I don’t often have cause to quote my homeboy Akira the Don, but I was pleased to see his recent departure from the Featured Artists Coalition and the reasons behind it, namely the FAC’s subscription to a damaging and Stone Age stance on filesharing: Akira the Don: Fuck the FAC.
Online filesharing has done as much to kill music as home taping actually did back in the 70s and 80s, ie bugger-all. The recommending and sharing of music between individuals may have inflicted some slight cosmetic damage on the music industry, as opposed to the fairly invulnerable concept of music itself, but the music industry is predisposed, cockroach-like, to adapt, evolve and endure. It isn’t going away, and neither is the principle of artists justly being owed for their work. The industry’s propensity to spot where quick and easy money can be made, however, appears to be the motivation behind its recent inclination to abandon, for instance, attempts to focus on the leaking of certain albums at the industry end and instead to parasitically batten on the least powerful and most isolated component in the chain: the individual music fan.

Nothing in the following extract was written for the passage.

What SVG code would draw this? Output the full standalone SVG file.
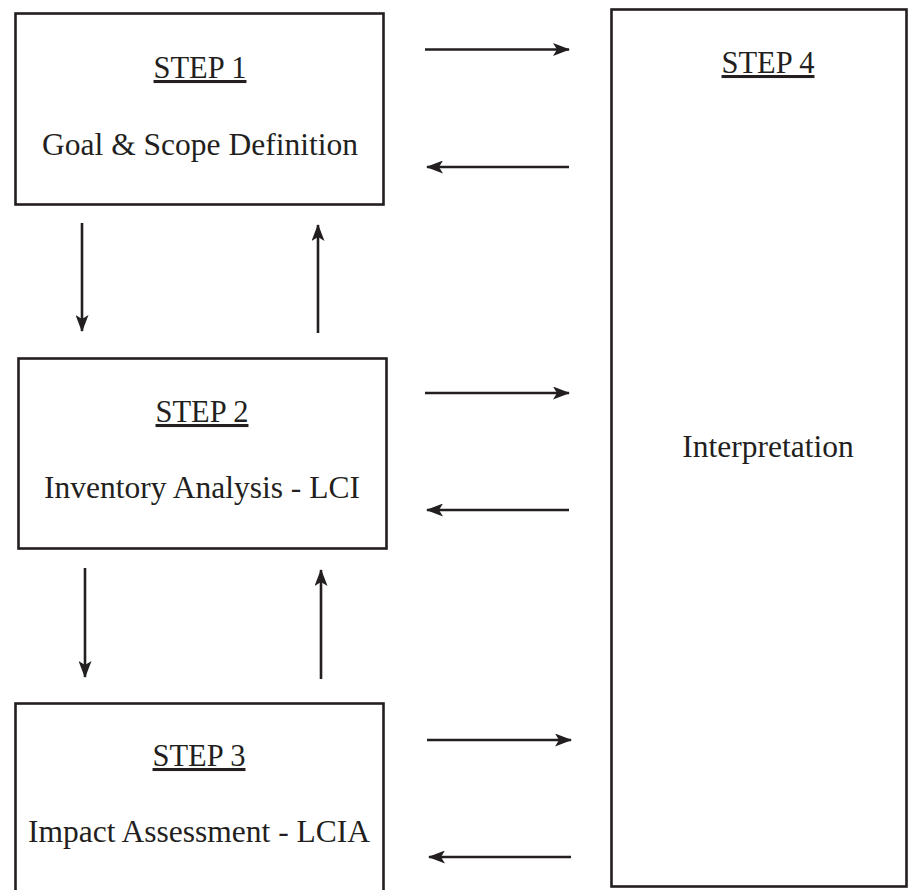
<svg xmlns="http://www.w3.org/2000/svg" width="918" height="890" viewBox="0 0 918 890">
  <style>
    .box { fill: #ffffff; stroke: #231f20; stroke-width: 2.6; }
    .lbl { font-family: "Liberation Serif", "DejaVu Serif", serif; font-size: 31.5px; fill: #231f20; text-anchor: middle; }
    .step { font-size: 30.5px; text-decoration: underline; }
    .conn line { stroke: #231f20; stroke-width: 2.6; marker-end: url(#head); }
  </style>
  <defs>
    <marker id="head" viewBox="0 0 17 13" refX="16" refY="6.5" markerWidth="17" markerHeight="13" markerUnits="userSpaceOnUse" orient="auto">
      <path d="M0,0 L17,6.5 L0,13 L4,6.5 Z" fill="#231f20"/>
    </marker>
  </defs>
  <rect width="918" height="890" fill="#ffffff"/>

  <g id="step1">
    <rect class="box" x="15.5" y="13.5" width="368" height="191"/>
    <text class="lbl step" x="200" y="78">STEP 1</text>
    <text class="lbl" x="200" y="155">Goal &amp; Scope Definition</text>
  </g>

  <g id="step2">
    <rect class="box" x="18.5" y="358.5" width="368" height="190"/>
    <text class="lbl step" x="202" y="422">STEP 2</text>
    <text class="lbl" x="202" y="498">Inventory Analysis - LCI</text>
  </g>

  <g id="step3">
    <rect class="box" x="15.5" y="703.5" width="368" height="200"/>
    <text class="lbl step" x="199" y="766">STEP 3</text>
    <text class="lbl" x="199" y="842">Impact Assessment - LCIA</text>
  </g>

  <g id="step4">
    <rect class="box" x="611.5" y="9.5" width="295" height="877"/>
    <text class="lbl step" x="768" y="73">STEP 4</text>
    <text class="lbl" x="768" y="457">Interpretation</text>
  </g>

  <g id="connectors" class="conn">
    <line x1="425" y1="49.5" x2="569" y2="49.5"/>
    <line x1="569" y1="167" x2="427" y2="167"/>
    <line x1="425" y1="393" x2="569" y2="393"/>
    <line x1="569" y1="510" x2="427" y2="510"/>
    <line x1="427" y1="740" x2="571" y2="740"/>
    <line x1="571" y1="857" x2="429" y2="857"/>
    <line x1="82" y1="223" x2="82" y2="331"/>
    <line x1="318" y1="333" x2="318" y2="225"/>
    <line x1="85" y1="568" x2="85" y2="677"/>
    <line x1="321" y1="679" x2="321" y2="570"/>
  </g>
</svg>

Among the list of FAC signatories to this squeeze, I am disappointed to see Billy Bragg, a life-long exponent of collectivism whose reputation has been built largely through linking music with political activism, and Patrick Wolf, of whom I myself would never have heard without the recommendation and, yes, downloads offered by friends. Both of these artists have subsequently received a considerable amount from me in terms of revenue from records, gigs and merchandise, and of my recommending them in turn. In an age where writing on music in the print media is increasingly less credible, far more musicians and music fans are turning to the internet as a means of discovering, promoting and facilitating music. To think that this cultural moment can be rolled back is at best naive and at worst jaw-droppingly entitled.
Let’s make a deal, though. Having noted all the FAC signatories, I hereby pledge neither to listen to myself, nor to play in the hearing of others, anything of theirs for which I have not legally paid. I will make no attempt to encourage others to hear their music before deciding whether to pay for it, but rather wait for the undoubted talents of these musical leading lights, and their polishing by a competent and patient industry, to dazzle the eyes of the multitude without any interference from so-called fans. How’s that?